The Need for Energy Diversification
On Friday, October 13, the Biden Administration announced $7 billion in funding to establish 7 “Hydrogen Hubs” or networks of clean hydrogen producers, consumers, and storage facilities in the United States. These “Hubs” are identified as follows:
- Mid-Atlantic Clean Hydrogen Hub (MACH2): Pennsylvania, Delaware, New Jersey
- Appalachian Regional Clean Hydrogen Hub (ARCH2): West Virginia, Ohio, Pennsylvania
- Alliance for Renewable Clean Hydrogen Energy Systems (ARCHES): California
- HyVelocity Hydrogen Hub: Texas
- Heartland Hydrogen Hub: Minnesota, North Dakota, South Dakota
- Midwest Alliance for Clean Hydrogen (MachH2): Illinois, Indiana, Michigan
- PNW H2: Washington, Oregon, Montana
As a self-professed “Hydrogen Gal,” I have been advocating for clean hydrogen as a viable source of renewable energy for many years. What surprised me during those early years was the strong opposition I encountered from the electric energy community. I found this confusing because I have equally promoted all forms of renewable energy and emphasized the importance of energy diversification. We cannot depend on a single resource for all our energy needs. We need to embrace all forms of energy that do not cause pollution or long-term damage to our environment. Understandably, this will take time.
In the past three years, I’ve had the privilege of interviewing a wide array of experts and innovators across various technological domains, including electric, hydrogen, nuclear, methane (natural gas), and magnetic technologies. It’s important to acknowledge that none of these technologies is flawless, but our priority should be to find practical solutions rather than engaging in unproductive arguments.
Every energy resource comes with its inherent challenges. Among them, petroleum stands out as the most detrimental, from the environmental impact of drilling to the pollution caused by combustion. Yet, we remain heavily reliant on it. While the complete elimination of petroleum from our lives might be unrealistic, it’s imperative to recognize that burning petroleum is the worst option for our planet.
Electric energy has gained significant support as a pathway to renewable energy, but it too has its limitations. Issues such as unreliable grids, inadequate electric line maintenance, and the dependence on lithium-ion batteries, which rely on rare and controversial materials often sourced from environmentally and socially problematic areas, need to be addressed. However, this doesn’t mean we should abandon electric technology altogether. Instead, we should focus on adaptation, improving recycling capabilities, and developing materials that are more sustainable and readily available.
While searching for new mining sites may be a short-term necessity, it’s not a long-term solution. We should strive to streamline our recycling processes to reduce our reliance on mining.

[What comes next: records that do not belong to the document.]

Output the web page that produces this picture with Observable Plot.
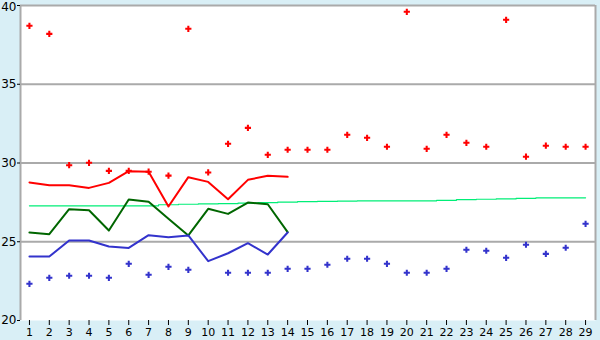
<!DOCTYPE html>
<html>
<head>
<meta charset="utf-8">
<script src="https://cdn.jsdelivr.net/npm/d3@7"></script>
<script src="https://cdn.jsdelivr.net/npm/@observablehq/plot@0.6"></script>
<style>
html, body { margin: 0; padding: 0; background: #d9eff6; }
#chart svg { display: block; }
</style>
</head>
<body>
<div id="chart"></div>
<script>
const days = d3.range(1, 30);
const redPoints = [38.71, 38.2, 29.86, 30.01, 29.5, 29.5, 29.45, 29.2, 38.52, 29.4, 31.22, 32.23, 30.52, 30.84, 30.84, 30.84, 31.79, 31.6, 31.03, 39.6, 30.9, 31.79, 31.28, 31.03, 39.09, 30.4, 31.1, 31.03, 31.03];
const bluePoints = [22.33, 22.71, 22.84, 22.84, 22.71, 23.6, 22.9, 23.41, 23.22, null, 23.03, 23.03, 23.03, 23.28, 23.28, 23.54, 23.92, 23.92, 23.6, 23.03, 23.03, 23.28, 24.49, 24.43, 23.98, 24.81, 24.23, 24.62, 26.14];
const redLine = [28.76, 28.59, 28.59, 28.42, 28.74, 29.48, 29.44, 27.24, 29.1, 28.8, 27.7, 28.93, 29.19, 29.12];
const greenLine = [25.59, 25.48, 27.07, 27.0, 25.71, 27.68, 27.54, 26.46, 25.4, 27.09, 26.77, 27.49, 27.38, 25.61];
const blueLine = [24.06, 24.06, 25.08, 25.08, 24.7, 24.61, 25.42, 25.29, 25.4, 23.77, 24.27, 24.91, 24.19, 25.59];
const trendLine = [27.28, 27.28, 27.28, 27.28, 27.28, 27.28, 27.28, 27.35, 27.38, 27.4, 27.42, 27.45, 27.48, 27.52, 27.55, 27.56, 27.58, 27.6, 27.6, 27.6, 27.6, 27.63, 27.68, 27.7, 27.72, 27.76, 27.78, 27.79, 27.79];
const yTicks = [20, 25, 30, 35, 40];

const pts = (arr) => arr.map((v, i) => ({x: i + 1, y: v})).filter(d => d.y != null);

const chart = Plot.plot({
  width: 600,
  height: 340,
  marginLeft: 20,
  marginTop: 5,
  marginRight: 5,
  marginBottom: 20,
  style: {background: "transparent", fontFamily: "DejaVu Sans", fontSize: "11px", color: "black", overflow: "visible"},
  x: {domain: [0.55, 29.5]},
  y: {domain: [20, 40]},
  marks: [
    Plot.frame({fill: "white", stroke: null}),
    Plot.ruleY([25, 30, 35, 40], {stroke: "#aaaaaa", strokeWidth: 2}),
    Plot.ruleX([29.5], {stroke: "#aaaaaa", strokeWidth: 2}),
    Plot.ruleX([0.55], {stroke: "#aaaaaa", strokeWidth: 2}),
    Plot.line(pts(trendLine), {x: "x", y: "y", stroke: "#00ee77", strokeWidth: 1.2, curve: "step"}),
    Plot.line(pts(redLine), {x: "x", y: "y", stroke: "#ff0000", strokeWidth: 2}),
    Plot.line(pts(greenLine), {x: "x", y: "y", stroke: "#006600", strokeWidth: 2}),
    Plot.line(pts(blueLine), {x: "x", y: "y", stroke: "#3333cc", strokeWidth: 2}),
    Plot.dot(pts(redPoints), {x: "x", y: "y", symbol: "cross", fill: "#ff0000", r: 2.6}),
    Plot.dot(pts(bluePoints), {x: "x", y: "y", symbol: "cross", fill: "#3333cc", r: 2.6}),
    Plot.axisY({ticks: yTicks, tickSize: 3, label: null, stroke: "black", text: null}),
    Plot.axisY({ticks: [20, 25, 30, 35], tickSize: 0, label: null, tickPadding: 4, fontSize: 12}),
    Plot.axisY({ticks: [40], tickSize: 0, label: null, tickPadding: 4, fontSize: 12, dy: 2}),
    Plot.axisX({ticks: days, tickSize: 5, label: null, stroke: "black", tickPadding: 3, fontSize: 11})
  ]
});
document.getElementById("chart").appendChild(chart);
</script>
</body>
</html>
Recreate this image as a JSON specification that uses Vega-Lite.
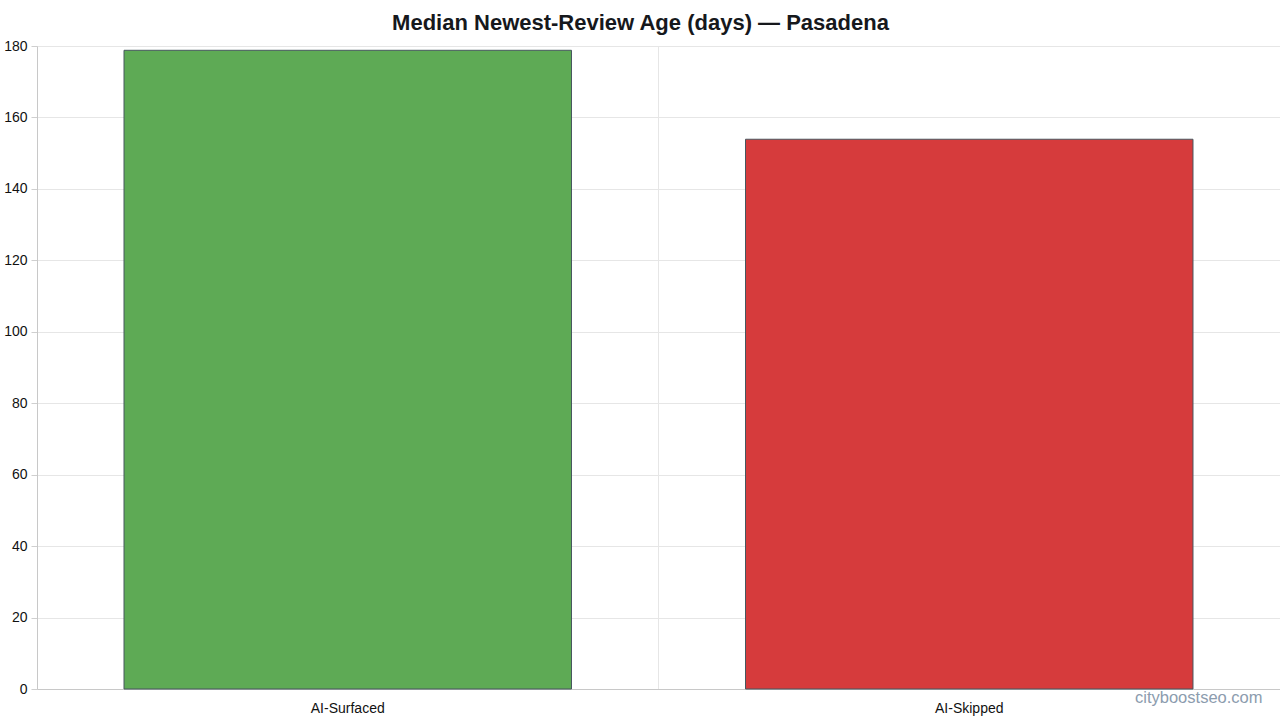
{
  "$schema": "https://vega.github.io/schema/vega-lite/v6.json",
  "description": "Median newest-review age in days, AI-surfaced vs AI-skipped businesses, Pasadena.",
  "autosize": "none",
  "width": 1243,
  "height": 643,
  "padding": {"left": 37, "top": 46, "right": 0, "bottom": 31},
  "background": "white",
  "config": {
    "font": "Liberation Sans",
    "view": {"stroke": null}
  },
  "title": {
    "text": "Median Newest-Review Age (days) — Pasadena",
    "fontSize": 22,
    "fontWeight": "bold",
    "color": "#16181c",
    "font": "Liberation Sans",
    "baseline": "alphabetic",
    "offset": 17,
    "dx": -18,
    "dy": 30
  },
  "data": {
    "values": [
      {"group": "AI-Surfaced", "days": 178.8},
      {"group": "AI-Skipped", "days": 153.9}
    ]
  },
  "layer": [
    {
      "mark": {"type": "bar", "stroke": "#47575f", "strokeWidth": 1},
      "encoding": {
        "x": {
          "field": "group",
          "type": "nominal",
          "sort": null,
          "scale": {"paddingInner": 0.28, "paddingOuter": 0.14},
          "axis": {
            "title": "cityboostseo.com",
            "titleFontSize": 16.5,
            "titleFontWeight": "normal",
            "titleColor": "#8c9cae",
            "titleAnchor": "end",
            "titleAlign": "right",
            "titleBaseline": "middle",
            "titleX": 1225,
            "titleY": 8,
            "labelAngle": 0,
            "labelFontSize": 14,
            "labelColor": "#111111",
            "labelPadding": 12,
            "ticks": false,
            "grid": false,
            "domainColor": "#c8c8c8"
          }
        },
        "y": {
          "field": "days",
          "type": "quantitative",
          "scale": {"domain": [0, 180]},
          "axis": {
            "title": null,
            "values": [0, 20, 40, 60, 80, 100, 120, 140, 160, 180],
            "labelFontSize": 14,
            "labelColor": "#111111",
            "labelPadding": 4,
            "tickSize": 6,
            "tickColor": "#cfcfcf",
            "domainColor": "#c8c8c8",
            "gridColor": "#e6e6e6"
          }
        },
        "color": {
          "field": "group",
          "type": "nominal",
          "scale": {"domain": ["AI-Surfaced", "AI-Skipped"], "range": ["#5eaa55", "#d63b3c"]},
          "legend": null
        }
      }
    },
    {
      "mark": {"type": "bar", "opacity": 0},
      "encoding": {
        "x": {
          "field": "group",
          "type": "nominal",
          "sort": null,
          "axis": {
            "orient": "top",
            "title": null,
            "labels": false,
            "ticks": false,
            "domain": false,
            "grid": true,
            "gridColor": "#e6e6e6",
            "bandPosition": -0.194
          }
        },
        "y": {"field": "days", "type": "quantitative"}
      }
    }
  ],
  "resolve": {"axis": {"x": "independent"}}
}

It’s essential to accept that there’s no single, perfect solution. We must utilize the available options like solar, wind, geothermal, and magnetic energy, and concentrate on the overarching goal of achieving clean and sustainable energy. It’s counterproductive to engage in internal debates about which technology is the best; rather, we should work collaboratively toward a greener future.